I often find myself with that same sense of serendipity she once had. Every summer in Colorado I gather the courage to plunge into an ice cold lake, many times removing my bathing suit. How did someone so carefree end up so laden with responsibility and repetition? Am I destined for the same fate? Above all, I fear monotony, and a job without challenges. I want kids one day, but right now I can’t even think of wanting to throw away my dreams to take care of them.

When I heard that story at the ripe age of eight or nine, I couldn’t understand why she didn’t wear a bathing suit. Now, I know that skinny dipping is far more exciting and enjoyable. I wonder if I will understand these other aspects of her life as mine continues.

“What about after your job as a secretary?” I prompt.

“Well, that’s about it. The rest you know.”

And just like that, we are in the present. How can one’s life be summarized in 20 minutes? There must be more. I want to ask, probe further into those eyes that hold infinite secrets, but it is clear my grandmother is done. She closes herself off with shrugs, picks up her hand of cards. With reluctance, I rearrange mine, wishing for more answers. What was Ron like? Why did she marry my grandfather? What about his alcoholism and their subsequent divorce?

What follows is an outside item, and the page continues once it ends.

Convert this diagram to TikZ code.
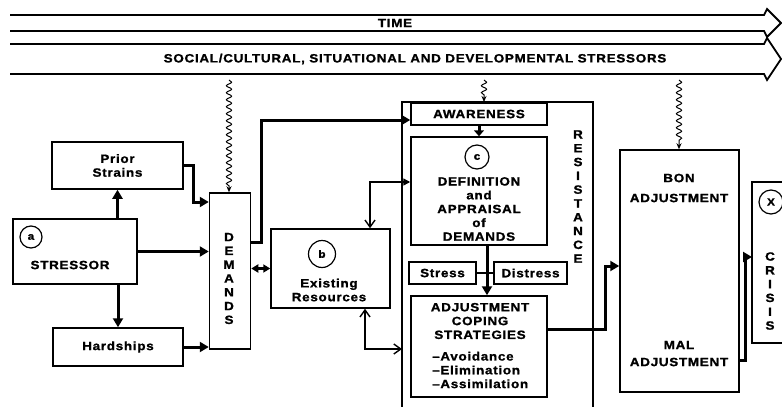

But I cannot know everything. No one wants to show their whole hand of cards, even grandmothers. We need to hold on to something, otherwise we don’t really own anything. Our life is no longer ours. There must always be moments, decisions, emotions, that we can pull out and read under the covers.


The author's comments:
I have always been interested in people's stories, especially those with stories about far in the past. It is especially intriguing for me to discover these sides of people I thought I knew so well. I love sitting and listening to my family members regale me with stories. There are always more and I will always be here to hear them.